Sunday brought us further south, to Sultan Camp at Kabak beach. The drive here was one of the most beautiful and hair raising yet, lush mountains gave way to a rocky coastal road – single track, with no crash barriers and massive cliff drops to the blue sea below. The road took us past the Butterfly Valley, and ends at a small village. It is not permitted to drive down to the beach, so we left the car at the top and took a taxi down. Once we saw the route, I was very glad to be in a car with somebody who does the drive every day. The road is just compacted earth and rock, single track with hairpin bends. There were no seat belts, so as it trundled over the rocks we were thrown about, with me hitting my head painfully at one point.
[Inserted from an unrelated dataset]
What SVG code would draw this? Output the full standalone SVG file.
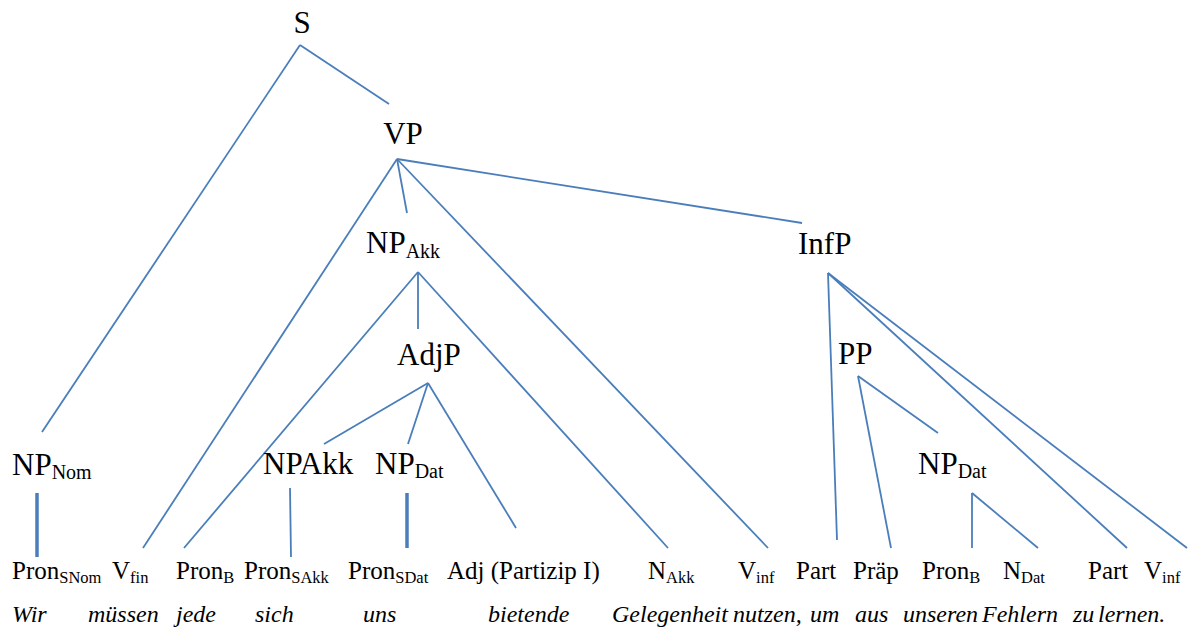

Luckily no real damage was done, but it is bloody tender!

The camp here is basic but the setting and the beautiful bar area more than make up for this, and after pitching our tents, we wandered down to the beach for a swim. Although I am used to Brighton and Lewes, this is easily the most hippy place I have ever been. Painted signs on the beach advertise daily yoga sessions and handmade unisex clothes and jewellery. This is a protected area and undeveloped save for a few other camps like this one. The beach is beautiful, and surrounded by mountains. The sea gets deep very quickly, which makes getting out difficult with the waves!


We had heard there were some beautiful waterfalls that could be accessed by walking along the Lycian Way, which runs past our camp. We rose early (by our standards) so that we could set off in time to avoid the main heat of the day. The hike there was beautiful, and after climbing most of a rocky mountain through pine forested paths, we turned off to reach the waterfalls. This involved a rocky scramble down some very steep slopes, but was more than worth it. At the second fall, the plunge pool is easily deep enough to swim. Oli was the first into the icy water, closely followed by Tuncer. Can decided after about a minute that it was far too cold, so I stuck with just having a paddle.

As the day was getting hotter and hotter, we decided to head back down the mountain. It had been a brilliant way to spend the morning and was well worth the effort put in to getting there. We are now relaxing in the shade, and planning where to go tomorrow. The South of Turkey has been brilliant so far, but is insanely hot. We are all looking forward to the next stop!